Julian, Adrian, Arthur ve Phillip Regent sokağı serserileridir. Bu serseriler kendi kurallarına göre yaşar, servetlerini daha büyük servetler edinmek için riske atar, kalpleri kasten kırar, toplumdan ve kanunlardan asla korkmazdı. Fakat Phillip sarhoşken düello istemiş Adrian havaya ateş etse de o gerçekten ateş edince Adrian nefsi müdafaa olarak Phillip'i kalbinden vurmuş ve her şey değişmiştir. Julian arkadaşının çöküşünü engellemek için yeterince şey yapmadığını düşünüp bu trajediden kendini sorumlu tutmuş aylarca içki batağında yüzmüştür. Resmen yaşam mücadelesi vermiş, kapana kısılmış hissetmiştir. Seyahat, içki, kumar, kadınlar hiçbir şey bu hissin yok olmasına yetmemiştir. Cambridge, Oxford'ta dersler verir ama dağılmış haldedir. Paris'te evli bir kadınla ilgilenince peşinde ki kocası zarar vermesin diye eniştesi onu Paris'ten kaçırır.
Claudia kont olan babasının tek çocuğudur. Annesi onu doğururken ölmüştür. Erkeklerin ilgisini ele geçiren farklı bir havası vardır. Göz alıcı derecede güzel, kendi kurallarına uyan, kendi standartlarını kendisi belirleyen, hazır cevap, zeki, hayatın tadını çıkarmaktan korkmayan biridir. Julian'ın kız kardeşleri ile okulda tanışmış ve yakın arkadaş olmuşlardır bu sayede her yazı birlikte geçirmişlerdir.

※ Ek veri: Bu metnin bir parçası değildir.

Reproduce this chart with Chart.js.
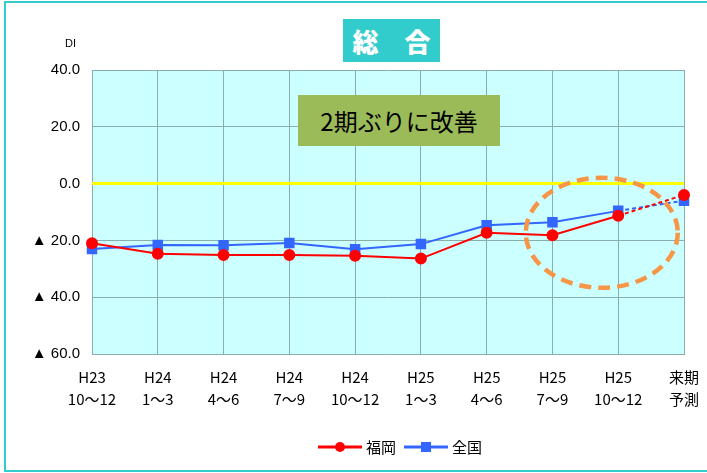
<!DOCTYPE html>
<html>
<head>
<meta charset="utf-8">
<script src="https://cdn.jsdelivr.net/npm/chart.js@4.4.0/dist/chart.umd.min.js"></script>
<style>
  body { margin: 0; background: #fff; }
  #wrap { position: relative; width: 707px; height: 473px; }
  #frame { position: absolute; left: 4px; top: 1px; right: 0; bottom: 1px; border: 2px solid #33CCCC; border-right: none; }
  #title { position: absolute; left: 343px; top: 19px; width: 97px; height: 43px; background: #33CCCC; color: #fff;
           font: 900 26px "Noto Sans CJK JP"; text-align: center; line-height: 43px; }
  #note { position: absolute; left: 298px; top: 95px; width: 202px; height: 51px; background: #9BBB59; color: #000;
          font: 24px "Noto Sans CJK JP"; text-align: center; line-height: 51px; }
  #di { position: absolute; left: 65px; top: 37px; font: 11px "Liberation Sans"; color: #000; }
  canvas { position: absolute; left: 0; top: 0; }
</style>
</head>
<body>
<div id="wrap">
  <canvas id="chart" width="707" height="473"></canvas>
  <div id="frame"></div>
  <div id="title">総　合</div>
  <div id="note">2期ぶりに改善</div>
  <div id="di">DI</div>
</div>
<script>
const categories = [
    ['H23', '10～12'], ['H24', '1～3'], ['H24', '4～6'], ['H24', '7～9'], ['H24', '10～12'],
    ['H25', '1～3'], ['H25', '4～6'], ['H25', '7～9'], ['H25', '10～12'], ['来期', '予測']
];
const fukuokaValues = [-21.0, -24.7, -25.1, -25.1, -25.4, -26.4, -17.3, -18.2, -11.3, -4.0];
const zenkokuValues = [-23.0, -21.6, -21.7, -20.9, -23.1, -21.3, -14.7, -13.6, -9.6, -6.0];
const seriesNames = ['福岡', '全国'];
const yTicks = [40, 20, 0, -20, -40, -60];

const lastIdx = categories.length - 1;
const dashForecast = ctx => ctx.p1DataIndex === lastIdx ? [4, 3] : undefined;

const plotDecor = {
    id: 'plotDecor',
    beforeDraw(chart) {
        const { ctx, chartArea: a } = chart;
        ctx.save();
        ctx.fillStyle = '#CCFFFF';
        ctx.fillRect(a.left, a.top, a.right - a.left, a.bottom - a.top);
        ctx.restore();
    },
    beforeDatasetsDraw(chart) {
        const { ctx, chartArea: a, scales } = chart;
        const y0 = scales.y.getPixelForValue(0);
        ctx.save();
        ctx.strokeStyle = '#FFFF00';
        ctx.lineWidth = 3;
        ctx.beginPath();
        ctx.moveTo(a.left, y0);
        ctx.lineTo(a.right, y0);
        ctx.stroke();
        ctx.restore();
    },
    afterDatasetsDraw(chart) {
        const { ctx, scales } = chart;
        // orange dashed ellipse around the latest quarters
        const cx = scales.x.getPixelForValue(7.75);
        const cy = scales.y.getPixelForValue(-17.3);
        ctx.save();
        ctx.strokeStyle = '#F79646';
        ctx.lineWidth = 4.5;
        ctx.setLineDash([12, 7]);
        ctx.beginPath();
        ctx.ellipse(cx, cy, 76, 55, 0, 0, Math.PI * 2);
        ctx.stroke();
        ctx.restore();

        // legend with line + marker
        const items = chart.data.datasets;
        let x = 318;
        const y = 447;
        ctx.save();
        ctx.font = '15px "Noto Sans CJK JP"';
        ctx.textBaseline = 'middle';
        items.forEach(ds => {
            ctx.strokeStyle = ds.borderColor;
            ctx.lineWidth = 3;
            ctx.beginPath();
            ctx.moveTo(x, y);
            ctx.lineTo(x + 44, y);
            ctx.stroke();
            ctx.fillStyle = ds.borderColor;
            if (ds.pointStyle === 'circle') {
                ctx.beginPath();
                ctx.arc(x + 22, y, 5, 0, Math.PI * 2);
                ctx.fill();
            } else {
                ctx.fillRect(x + 17, y - 5, 10, 10);
            }
            ctx.fillStyle = '#000';
            ctx.fillText(ds.label, x + 48, y);
            x += 48 + ctx.measureText(ds.label).width + 8;
        });
        ctx.restore();
    }
};

new Chart(document.getElementById('chart'), {
    type: 'line',
    data: {
        labels: categories,
        datasets: [{
            label: seriesNames[0],
            data: fukuokaValues,
            borderColor: '#FF0000',
            backgroundColor: '#FF0000',
            borderWidth: 2,
            pointStyle: 'circle',
            pointRadius: 5,
            pointHoverRadius: 5,
            segment: { borderDash: dashForecast }
        }, {
            label: seriesNames[1],
            data: zenkokuValues,
            borderColor: '#3366FF',
            backgroundColor: '#3366FF',
            borderWidth: 2,
            pointStyle: 'rect',
            pointRadius: 6,
            pointHoverRadius: 6,
            segment: { borderDash: dashForecast }
        }]
    },
    options: {
        responsive: false,
        animation: false,
        layout: { padding: { left: 0, right: 23, top: 70, bottom: 0 } },
        plugins: {
            legend: { display: false },
            tooltip: { enabled: false }
        },
        scales: {
            x: {
                offset: false,
                afterFit: s => { s.height = 119; s.paddingLeft = 0; s.paddingRight = 0; },
                grid: { color: '#8AAEAE', drawTicks: false },
                border: { color: '#8AAEAE' },
                ticks: {
                    color: '#000',
                    padding: 12,
                    maxRotation: 0,
                    autoSkip: false,
                    font: { family: '"Noto Sans CJK JP"', size: 15, lineHeight: 1.5 }
                }
            },
            y: {
                min: -60,
                max: 40,
                afterFit: s => { s.width = 92; },
                afterBuildTicks: s => { s.ticks = yTicks.map(v => ({ value: v })); },
                grid: { color: '#8AAEAE', drawTicks: false },
                border: { color: '#8AAEAE' },
                ticks: {
                    color: '#000',
                    padding: 12,
                    font: { family: '"Liberation Sans"', size: 15 },
                    callback: v => v < 0 ? '▲ ' + Math.abs(v).toFixed(1) : v.toFixed(1)
                }
            }
        }
    },
    plugins: [plotDecor]
});
</script>
</body>
</html>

Julian kardeşine sürpriz yapmak için Fransa'ya gidince Claudia'ı görmüş ve çok etkilenmiştir. Kardeşleri ile büyüyen Claudia'ı yıllarca bu gözle görmemiştir fakat hisleri yıllar sonra değişmiştir. Claudia ise onunla hiç konuşmamıştır. Tüm kadınları baştan çıkaran, sayamayacağı kadar kadınla birlikte olan Julian Claudia'nın karşısında serseme dönüşmüştür. Fakat Phillip Claudia'ı daha önce fark ettiği için ilgisini gizlemek için uğraşmış kendisini içkilere, partilere vermiştir. Hiçbir şey unutmasını sağlayamamış arkadaşı öldükten sonrada hisleri değişmediği için suçlu hissetmiştir. Claudia hiç ilgilenmeyip, mesafeli davranınca Paris'e gidip kendisini hissizleştirmek için elinden gelen her şeyi yapmıştır. Eniştesi onu gönderirken durduğu otelde Claudia ile karşılaşınca işler değişmeye başlar.
Claudia çocukluğunda Julian'a tapmış, biraz büyüyünce de aşık olmuştur. Tatlı dilli, kadın avcısı olarak nam salan Julian için her şeyi yapmaya hazırken Julian ilgi göstermemiştir. Hayallerini yıkmış, kalbini kırmış, tüm kadınlar ile ilgilenirken kendisi ile hiç ilgilenmemiştir. Phillip kendisi ile ilgilenene kadar. Julian iyiliği için Phillip'in kendisine uygun olmadığını söylemiştir ama o kendisinin uygun olmadığını söylediğini düşünmüştür. Hatta Phillip'in ölümüne sebep olduğunu düşünür. Julian'dan kaçmak o dönmeden gitmek isterken koca dünyada kaçmak için uğraştığı adam ile baş başa kalır. Yanlış anlamalar, mücadeleler ile boğuştukları bir macera başlamış olur. Kovalamaca oyunu başlar. Julian hediyeler gönderir tersleyen notlar ile karşılığı gelir. Uygunsuz bir halde yakalanınca da evlenmek zorunda kalırlar. Bundan sonrası ise ikili arasında ki yanlış anlaşılmalar ile geçiriyor. Aslında ikisi de deli gibi birbirine aşık ama hep bir kaçma, yanlış anlama ile geçiyor kitap. Birde Julian'ın kız kardeşinin evlilik problemleri araya katılmıştı.
Aslında kitap güzel başladı ama o kadar çok tekrara girdi uzadı uzadı. Bu kadar uzamasına ne gerek vardı. Claudia kişiliğinden beklenmeyen hareketler yaptı durdu. Claudia'nın kadın ve çocukların fabrikalarda sefil çalışma halleri, fabrikada çalışan kızlar için okul yapmak istemesi, kadınların eğitilmesi, kadın erkek eşitliğini savunması, kadın sığınma evleri, hayır işleri ile uğraşması kitabın en güzel tarafıydı.